% Generated by roxygen2: do not edit by hand
% Please edit documentation in R/stan_biglm.R, R/stan_biglm.fit.R
\name{stan_biglm}
\alias{stan_biglm}
\alias{stan_biglm.fit}
\title{Bayesian regularized linear but big models via Stan}
\usage{
stan_biglm(biglm, xbar, ybar, s_y, ...,
  prior = R2(stop("'location' must be specified")),
  prior_intercept = NULL, prior_PD = FALSE, algorithm = c("sampling",
  "meanfield", "fullrank"), adapt_delta = NULL)

stan_biglm.fit(b, R, SSR, N, xbar, ybar, s_y, has_intercept = TRUE, ...,
  prior = R2(stop("'location' must be specified")),
  prior_intercept = NULL, prior_PD = FALSE, algorithm = c("sampling",
  "meanfield", "fullrank"), adapt_delta = NULL)
}
\arguments{
\item{biglm}{The list output by \code{\link[biglm]{biglm}} in the \pkg{biglm}
package.}

\item{xbar}{A numeric vector of column means in the implicit design matrix 
excluding the intercept for the observations included in the model.}

\item{ybar}{A numeric scalar indicating the mean of the outcome for the
observations included in the model.}

\item{s_y}{A numeric scalar indicating the unbiased sample standard deviation
of the outcome for the observations included in the model.}

\item{...}{Further arguments passed to the function in the \pkg{rstan} 
package (\code{\link[rstan]{sampling}}, \code{\link[rstan]{vb}}, or 
\code{\link[rstan]{optimizing}}), corresponding to the estimation method 
named by \code{algorithm}. For example, if \code{algorithm} is
\code{"sampling"} it is possibly to specify \code{iter}, \code{chains},
\code{cores}, \code{refresh}, etc.}

\item{prior}{Must be a call to \code{\link{R2}} with its \code{location}
argument specified or \code{NULL}, which would indicate a standard uniform
prior for the \eqn{R^2}.}

\item{prior_intercept}{Either \code{NULL} (the default) or a call to
\code{\link{normal}}. If a \code{\link{normal}} prior is specified
without a \code{scale}, then the standard deviation is taken to be
the marginal standard deviation of the outcome divided by the square
root of the sample size, which is legitimate because the marginal
standard deviation of the outcome is a primitive parameter being
estimated.

\strong{Note:} If using a dense representation of the design matrix
---i.e., if the \code{sparse} argument is left at its default value of
\code{FALSE}--- then the prior distribution for the intercept is set so it
applies to the value \emph{when all predictors are centered}. If you prefer
to specify a prior on the intercept without the predictors being
auto-centered, then you have to omit the intercept from the
\code{\link[stats]{formula}} and include a column of ones as a predictor,
in which case some element of \code{prior} specifies the prior on it,
rather than \code{prior_intercept}. Regardless of how
\code{prior_intercept} is specified, the reported \emph{estimates} of the
intercept always correspond to a parameterization without centered
predictors (i.e., same as in \code{glm}).}

\item{prior_PD}{A logical scalar (defaulting to \code{FALSE}) indicating
whether to draw from the prior predictive distribution instead of
conditioning on the outcome.}

\item{algorithm}{A string (possibly abbreviated) indicating the 
estimation approach to use.

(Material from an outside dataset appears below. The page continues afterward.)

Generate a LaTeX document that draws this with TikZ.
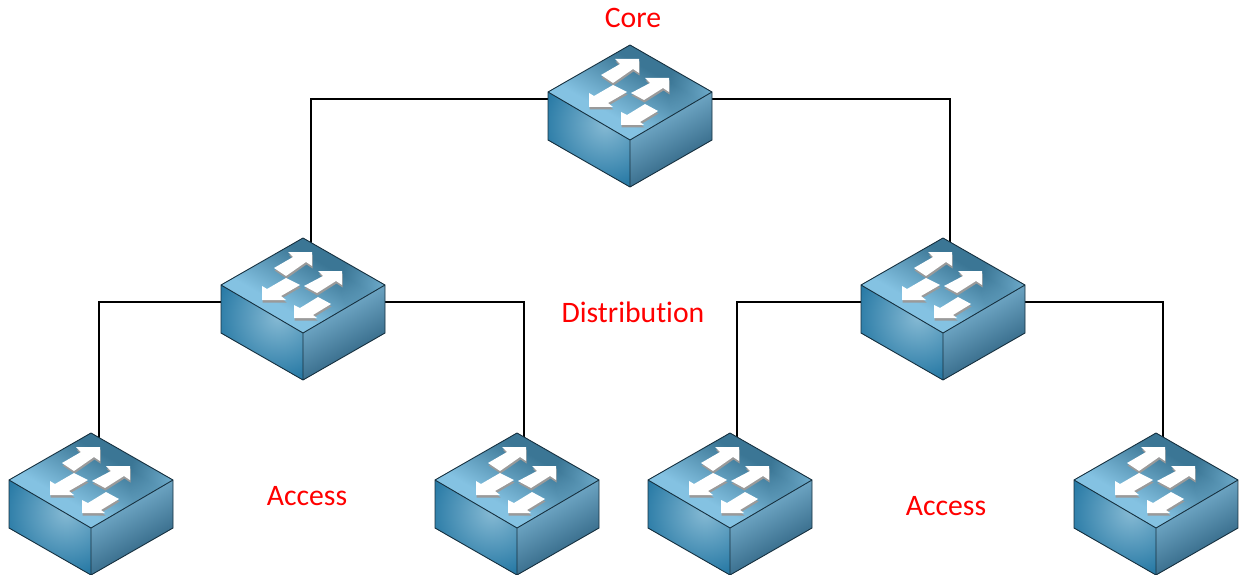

Can be \code{"sampling"} for MCMC (the
default), \code{"optimizing"} for optimization, \code{"meanfield"} for
variational inference with independent normal distributions, or
\code{"fullrank"} for variational inference with a multivariate normal
distribution. See \code{\link{rstanarm-package}} for more details on the
estimation algorithms. NOTE: not all fitting functions support all four
algorithms.}

\item{adapt_delta}{Only relevant if \code{algorithm="sampling"}. See 
the \link{adapt_delta} help page for details.}

\item{b}{A numeric vector of OLS coefficients, excluding the intercept}

\item{R}{A square upper-triangular matrix from the QR decomposition of the 
design matrix, excluding the intercept}

\item{SSR}{A numeric scalar indicating the sum-of-squared residuals for OLS}

\item{N}{A integer scalar indicating the number of included observations}

\item{has_intercept}{A logical scalar indicating whether to add an intercept 
to the model when estimating it.}
}
\value{
The output of both \code{stan_biglm} and \code{stan_biglm.fit} is an
  object of \code{\link[rstan]{stanfit-class}} rather than
  \code{\link{stanreg-objects}}, which is more limited and less convenient
  but necessitated by the fact that \code{stan_biglm} does not bring the full
  design matrix into memory. Without the full design matrix,some of the
  elements of a \code{\link{stanreg-objects}} object cannot be calculated,
  such as residuals. Thus, the functions in the \pkg{rstanarm} package that
  input \code{\link{stanreg-objects}}, such as 
  \code{\link{posterior_predict}} cannot be used.
}
\description{
\if{html}{\figure{stanlogo.png}{options: width="25px" alt="http://mc-stan.org/about/logo/"}}
This is the same model as with \code{\link{stan_lm}} but it utilizes the
output from \code{\link[biglm]{biglm}} in the \pkg{biglm} package in order to
proceed when the data is too large to fit in memory.
}
\details{
The \code{stan_biglm} function is intended to be used in the same 
  circumstances as the \code{\link[biglm]{biglm}} function in the \pkg{biglm}
  package but with an informative prior on the \eqn{R^2} of the regression. 
  Like \code{\link[biglm]{biglm}}, the memory required to estimate the model 
  depends largely on the number of predictors rather than the number of 
  observations. However, \code{stan_biglm} and \code{stan_biglm.fit} have 
  additional required arguments that are not necessary in 
  \code{\link[biglm]{biglm}}, namely \code{xbar}, \code{ybar}, and \code{s_y}.
  If any observations have any missing values on any of the predictors or the 
  outcome, such observations do not contribute to these statistics.
}
\examples{
# create inputs
ols <- lm(mpg ~ wt + qsec + am, data = mtcars, # all row are complete so ...
          na.action = na.exclude)              # not necessary in this case
b <- coef(ols)[-1]
R <- qr.R(ols$qr)[-1,-1]
SSR <- crossprod(ols$residuals)[1]
not_NA <- !is.na(fitted(ols))
N <- sum(not_NA)
xbar <- colMeans(mtcars[not_NA,c("wt", "qsec", "am")])
y <- mtcars$mpg[not_NA]
ybar <- mean(y)
s_y <- sd(y)
post <- stan_biglm.fit(b, R, SSR, N, xbar, ybar, s_y, prior = R2(.75),
                       # the next line is only to make the example go fast
                       chains = 1, iter = 500, seed = 12345)
cbind(lm = b, stan_lm = rstan::get_posterior_mean(post)[13:15,]) # shrunk
}